The problem is that its really hard to see why the supply fluctuates so much. One would think that a certain amount of oil would be constantly pumped so the flow would remain steady.
Compounding this, every article I have read during the recent run up offers different opinions about why the price is soaring, how high it will go, when it will snap back and what is causing it. Is it because of an attack on a pipeline in Nigeria? Because of tensions with Iran? Because of a hurricane? Because of too much activity by speculators? Panic over supply concerns in the future? Can we blame China and India? Are all these things working in concert to drive the price up?
The you have the people predicting the price of oil in the next year. They say the price will go down, but the prediction isn't low enough, so the price of oil rises because everyone thinks it won't fall.
Wasn't $50 a barrel some kind of threshold? The only commentator I could really trust (if I could remember who said it) said at the time that once the price of oil breached $50 a barrel, it indicated a fundamental shift in the market and the tendency would be to see how far up it could go. That guy knew what he was talking about.
I also heard a small oil company executive say that when gasoline cost more than $2 a gallon, they saw a sharp drop off in sales. That, I think, was in 2005. Nationwide, the number turned out to be more like $4 a gallon. I haven't checked, but I think the new station he built in 2005 is still in business and going strong.
People used to say that gasoline was a leader item, and that gas stations sometimes took a small loss on sales to get people to come into the store and buy high profit items like candy bars and pop and other convenience store fare. (Has anyone ever bought one of those nas-tay hot dogs on the rotary heaters?)

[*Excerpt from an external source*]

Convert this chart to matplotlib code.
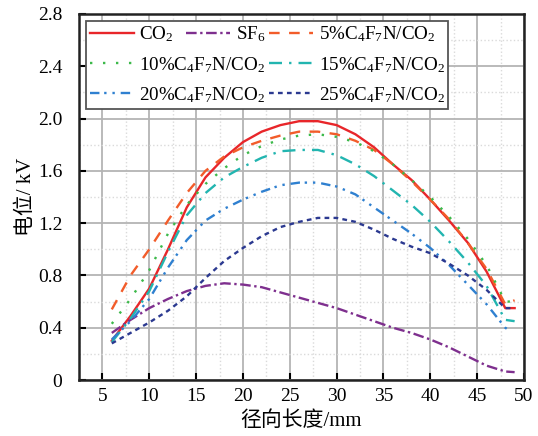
import numpy as np
import matplotlib
matplotlib.use('Agg')
import matplotlib.pyplot as plt

plt.rcParams['font.family'] = ['Liberation Serif', 'Noto Sans CJK SC']
plt.rcParams['mathtext.fontset'] = 'custom'
plt.rcParams['mathtext.rm'] = 'Liberation Serif'
plt.rcParams['mathtext.it'] = 'Liberation Serif:italic'
plt.rcParams['font.size'] = 14

# radial position (mm)
x = [6, 8, 10, 12, 14, 16, 18, 20, 22, 24, 26, 28, 30, 32, 34, 36, 38, 40, 42, 44, 46, 48, 49]

co2 = [0.30, 0.49, 0.70, 1.00, 1.32, 1.55, 1.70, 1.82, 1.90, 1.95, 1.98, 1.98, 1.95, 1.88, 1.78,
       1.65, 1.53, 1.38, 1.22, 1.05, 0.83, 0.55, 0.55]
sf6 = [0.36, 0.46, 0.55, 0.62, 0.68, 0.72, 0.74, 0.73, 0.71, 0.67, 0.63, 0.59, 0.55, 0.50, 0.45,
       0.40, 0.36, 0.31, 0.25, 0.18, 0.11, 0.065, 0.06]
p5 = [0.54, 0.80, 1.00, 1.22, 1.43, 1.60, 1.71, 1.78, 1.83, 1.87, 1.90, 1.90, 1.88, 1.83, 1.76,
      1.65, 1.52, 1.38, 1.23, 1.05, 0.85, 0.58, 0.61]
p10 = [0.43, 0.62, 0.84, 1.12, 1.34, 1.50, 1.62, 1.72, 1.79, 1.84, 1.87, 1.88, 1.86, 1.82, 1.75,
       1.65, 1.53, 1.40, 1.25, 1.08, 0.88, 0.60, 0.60]
p15 = [0.29, 0.47, 0.68, 0.98, 1.26, 1.43, 1.55, 1.63, 1.70, 1.75, 1.76, 1.76, 1.72, 1.65, 1.56,
       1.45, 1.34, 1.21, 1.06, 0.90, 0.72, 0.46, 0.45]
x20 = [6, 8, 10, 12, 14, 16, 18, 20, 22, 24, 26, 28, 30, 32, 34, 36, 38, 40, 42, 44, 46, 48, 48.6]
p20 = [0.31, 0.45, 0.62, 0.86, 1.07, 1.22, 1.31, 1.38, 1.44, 1.49, 1.51, 1.51, 1.48, 1.42, 1.32,
       1.22, 1.12, 1.01, 0.88, 0.73, 0.58, 0.40, 0.37]
p25 = [0.28, 0.36, 0.44, 0.53, 0.64, 0.78, 0.91, 1.01, 1.10, 1.17, 1.21, 1.24, 1.24, 1.21, 1.15,
       1.08, 1.02, 0.97, 0.89, 0.80, 0.69, 0.55, 0.55]

xticks = [5, 10, 15, 20, 25, 30, 35, 40, 45, 50]
yticks = [0, 0.4, 0.8, 1.2, 1.6, 2.0, 2.4, 2.8]
ylabels = ['0', '0.4', '0.8', '1.2', '1.6', '2.0', '2.4', '2.8']

fig = plt.figure(figsize=(5.38, 4.36), dpi=100)
ax = fig.add_axes([79/538, 56/436, 445/538, 366/436])

lw = 1.7
l_co2, = ax.plot(x, co2, color='#e8262a', lw=lw, ls='-')
l_sf6, = ax.plot(x, sf6, color='#7e2f8e', lw=lw, ls=(0, (4.5, 1.5, 1, 1.5)))
l_5, = ax.plot(x, p5, color='#f25c2a', lw=lw, ls=(0, (4.5, 4)))
l_10, = ax.plot(x, p10, color='#3cb94a', lw=lw, ls=(0, (1, 4.5)))
l_15, = ax.plot(x, p15, color='#22b5b0', lw=lw, ls=(0, (5.5, 3, 1, 3)))
l_20, = ax.plot(x20, p20, color='#2f80d0', lw=lw, ls=(0, (4, 2, 1, 2.5, 1, 2.5)))
l_25, = ax.plot(x, p25, color='#2b3990', lw=lw, ls=(0, (2, 1.8)))

ax.set_xlim(4, 50)
ax.set_ylim(0, 2.8)
ax.set_xticks(xticks)
ax.set_yticks(yticks)
ax.set_yticklabels(ylabels)
ax.set_xticks(np.arange(2.5, 50, 5), minor=True)
ax.set_yticks(np.arange(0.2, 2.8, 0.4), minor=True)
ax.tick_params(which='major', direction='in', length=5, width=1.5, labelsize=14)
ax.tick_params(axis='x', pad=6)
ax.tick_params(axis='y', pad=12)
ax.tick_params(which='minor', length=0)
ax.grid(which='major', color='#b4b4b4', lw=1.3, ls='-')
ax.grid(which='minor', color='#dadada', lw=1.0, ls=':')
ax.set_axisbelow(True)
for s in ax.spines.values():
    s.set_linewidth(1.8)
    s.set_color('#222222')

ax.set_xlabel('径向长度/mm', fontsize=15, labelpad=4)
ax.set_ylabel('电位/ kV', fontsize=15, labelpad=1)

names = ['CO$_2$', 'SF$_6$', '5%C$_4$F$_7$N/CO$_2$', '10%C$_4$F$_7$N/CO$_2$',
         '15%C$_4$F$_7$N/CO$_2$', '20%C$_4$F$_7$N/CO$_2$', '25%C$_4$F$_7$N/CO$_2$']

leg = ax.legend([l_co2, l_10, l_20, l_5, l_15, l_25],
                [names[0], names[3], names[5], names[2], names[4], names[6]],
                ncol=2, loc='upper left', bbox_to_anchor=(0.016, 0.981), borderaxespad=0,
                handlelength=2.3, handletextpad=0.3, columnspacing=0.2, labelspacing=0.55,
                borderpad=0.2, fontsize=13.7, fancybox=False, edgecolor='#555555', framealpha=1)
leg.get_frame().set_linewidth(1.3)
ax.add_artist(leg)
leg2 = ax.legend([l_sf6], [names[1]], loc='upper left', bbox_to_anchor=(0.232, 0.981),
                 borderaxespad=0, handlelength=2.3, handletextpad=0.3, borderpad=0.2,
                 fontsize=13.7, frameon=False)

fig.savefig('out.png', dpi=100)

If this is so, then why did they install pay at the pump credit card readers in such abundance? I never go into convenience stores any more, unless I am on a long trip or I absolutely have to. If gas is a "loss leader," those poor guys must be losing money hand over fist.
I have no idea why oil, and thus gasoline, price go up and down. That's why I get so frustrated. I think other people feel the same way. There's no apparent reason, there's nothing you can do about it, and as a consumer you just feel helpless.